On Tuesday, May 31, 2016 15:33:38 Andrei Alexandrescu via Digitalmars-d wrote:
> On 05/31/2016 02:53 PM, Jonathan M Davis via Digitalmars-d wrote:
> > walkLength treats a code point like it's a character.
>
> No, it treats a code point like it's a code point. -- Andrei

Wasn't the whole point of operating at the code point level by default to
make it so that code would be operating on full characters by default
instead of chopping them up as is so easy to do when operating at the code
unit level? Thanks to how Phobos treats strings as ranges of dchar, most D
code treats code points as if they were characters. So, whether it's correct
or not, a _lot_ of D code is treating walkLength like it returns the number
of characters in a string. And if walkLength doesn't provide the number of
characters in a string, why would I want to use it under normal
circumstances? Why would I want to be operating at the code point level in
my code? It's not necessarily a full character, since it's not necessarily a
grapheme. So, by using walkLength and front and popFront and whatnot with
strings, I'm not getting full characters. I'm still only getting pieces of
characters - just like would happen if strings were treated as ranges of
code units. I'm just getting bigger pieces of the characters out of the
deal. But if they're not full characters, what's the point?

I am sure that there is code that is going to want to operate at the code
point level, but your average program is either operating on strings as a
whole or individual characters.
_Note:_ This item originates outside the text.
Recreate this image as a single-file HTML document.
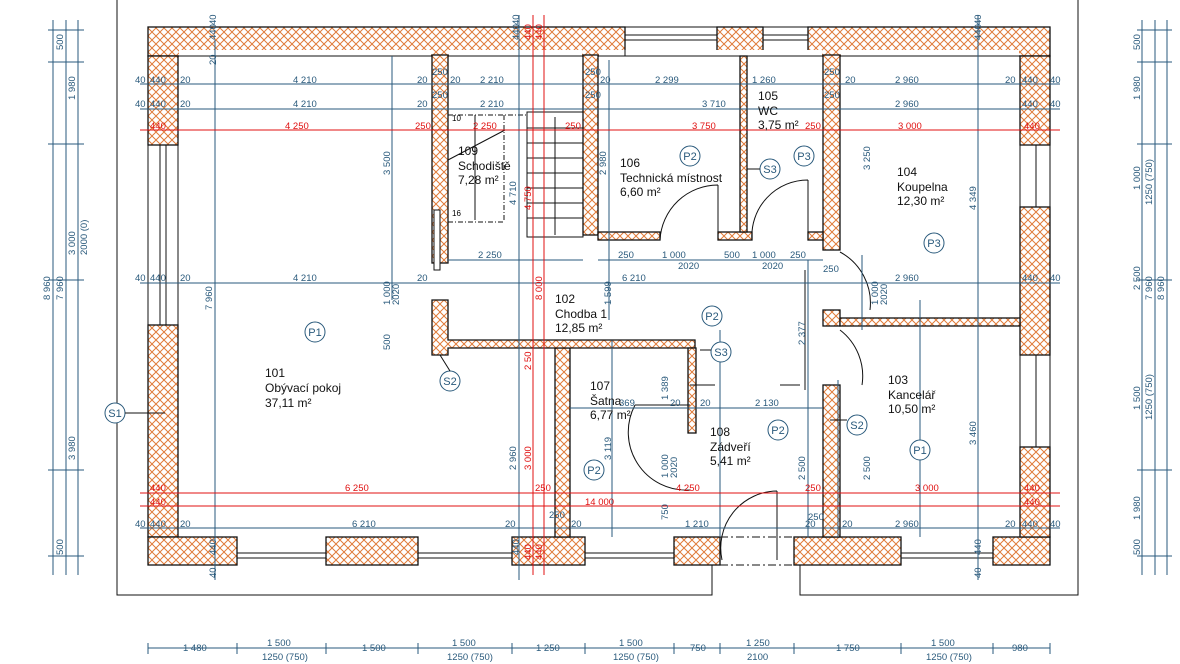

As long as strings are being operated on as
a whole, code units are generally plenty, and careful encoding of characters
into code units for comparisons means that much of the time that you want to
operate on individual characters, you can still operate at the code unit
level. But if you can't, then you need the grapheme level, because a code
point is not necessarily a full character.
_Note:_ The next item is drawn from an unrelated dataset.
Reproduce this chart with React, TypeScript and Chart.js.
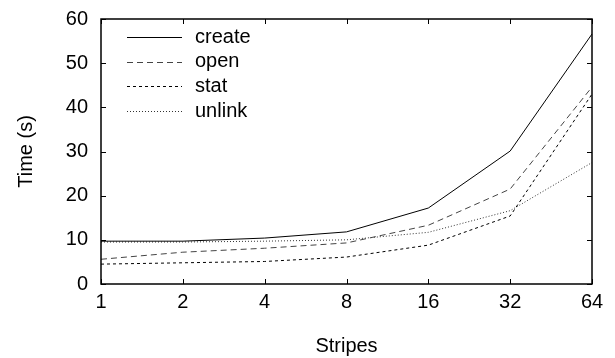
import React, { useEffect, useRef } from "react";
import { Chart, registerables } from "chart.js";
Chart.register(...registerables);

const categories = ["1", "2", "4", "8", "16", "32", "64"];
const createVals = [9.7, 9.7, 10.4, 11.8, 17.2, 30.1, 56.6];
const openVals = [5.6, 7.2, 8.1, 9.3, 13.3, 21.5, 44.6];
const statVals = [4.5, 4.8, 5.1, 6.1, 8.8, 15.4, 43.0];
const unlinkVals = [9.5, 9.5, 9.7, 10.0, 11.7, 16.6, 27.5];
const yTicks = [0, 10, 20, 30, 40, 50, 60];

const FONT = "'Liberation Sans', Arial, sans-serif";
const FS = 20;

const frame = {
  id: "frame",
  afterDatasetsDraw(chart: any) {
    const { ctx, chartArea: a, scales } = chart;
    ctx.save();
    ctx.strokeStyle = "#000";
    ctx.lineWidth = 1.5;
    ctx.strokeRect(a.left, a.top, a.right - a.left, a.bottom - a.top);
    ctx.lineWidth = 1;
    const tl = 5;
    ctx.beginPath();
    categories.forEach((_, i) => {
      const x = Math.round(scales.x.getPixelForValue(i)) + 0.5;
      ctx.moveTo(x, a.bottom);
      ctx.lineTo(x, a.bottom - tl);
      ctx.moveTo(x, a.top);
      ctx.lineTo(x, a.top + tl);
    });
    yTicks.forEach((v) => {
      const y = Math.round(scales.y.getPixelForValue(v)) + 0.5;
      ctx.moveTo(a.left, y);
      ctx.lineTo(a.left + tl, y);
      ctx.moveTo(a.right, y);
      ctx.lineTo(a.right - tl, y);
    });
    ctx.stroke();
    // legend
    ctx.font = FS + "px " + FONT;
    ctx.textBaseline = "middle";
    ctx.fillStyle = "#000";
    chart.data.datasets.forEach((ds: any, i: number) => {
      const y = a.top + 18 + i * 24.7;
      ctx.strokeStyle = ds.borderColor;
      ctx.lineWidth = 1;
      ctx.setLineDash(ds.borderDash || []);
      ctx.beginPath();
      ctx.moveTo(a.left + 26, Math.round(y) + 0.5);
      ctx.lineTo(a.left + 81, Math.round(y) + 0.5);
      ctx.stroke();
      ctx.setLineDash([]);
      ctx.fillText(ds.label, a.left + 94, y);
    });
    ctx.restore();
  },
};

export default function App() {
  const ref = useRef<HTMLCanvasElement>(null);
  useEffect(() => {
    document.body.style.margin = "0";
    const mk = (label: string, data: number[], color: string, dash: number[]) => ({
      label,
      data,
      borderColor: color,
      borderWidth: 1,
      borderDash: dash,
      pointRadius: 0,
      fill: false,
      tension: 0,
    });
    const chart = new Chart(ref.current!, {
      type: "line",
      data: {
        labels: categories,
        datasets: [
          mk("create", createVals, "#000", []),
          mk("open", openVals, "#444", [6, 4]),
          mk("stat", statVals, "#000", [3, 3]),
          mk("unlink", unlinkVals, "#333", [1, 2]),
        ],
      },
      plugins: [frame],
      options: {
        animation: false,
        responsive: false,
        layout: { padding: { top: 19, right: 23, left: 0, bottom: 0 } },
        plugins: { legend: { display: false }, tooltip: { enabled: false } },
        scales: {
          x: {
            offset: false,
            grid: { display: false, drawTicks: false },
            border: { display: false },
            ticks: { color: "#000", font: { size: FS, family: FONT }, padding: 6, maxRotation: 0 },
            title: { display: true, text: "Stripes", color: "#000", font: { size: FS, family: FONT }, padding: { top: 0, bottom: 0 } },
            afterFit: (s: any) => { s.height = 74; s.paddingLeft = 0; s.paddingRight = 0; },
          },
          y: {
            min: 0,
            max: 60,
            grid: { display: false, drawTicks: false },
            border: { display: false },
            ticks: { color: "#000", font: { size: FS, family: FONT }, padding: 13, stepSize: 10 },
            title: { display: true, text: "Time (s)", color: "#000", font: { size: FS, family: FONT }, padding: { top: 14, bottom: 0 } },
            afterFit: (s: any) => { s.width = 101; s.paddingTop = 0; s.paddingBottom = 0; },
          },
        },
      },
    } as any);
    return () => chart.destroy();
  }, []);
  return <canvas ref={ref} width={615} height={358} style={{ display: "block" }} />;
}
So, what is the point of operating on code points in your average D program?
walkLength will not always tell me the number of characters in a string.
front risks giving me a partial character rather than a whole one. Slicing
dchar[] risks chopping up characters just like slicing char[] does.
Operating on code points by default does not result in correct string
processing.

I honestly don't see how autodecoding is defensible. We may not be able to
get rid of it due to the breakage that doing that would cause, but I fail to
see how it is at all desirable that we have autodecoded strings. I can
understand how we got it if it's based on a misunderstanding on your part
about how Unicode works. We all make mistakes. But I fail to see how
autodecoding wasn't a mistake. It's the worst of both worlds - inefficient
while still incorrect. At least operating at the code unit level would be
fast while being incorrect, and it would be obviously incorrect once you did
anything with non-ASCII values, whereas it's easy to miss that ranges of
dchar are doing the wrong thing too

- Jonathan M Davis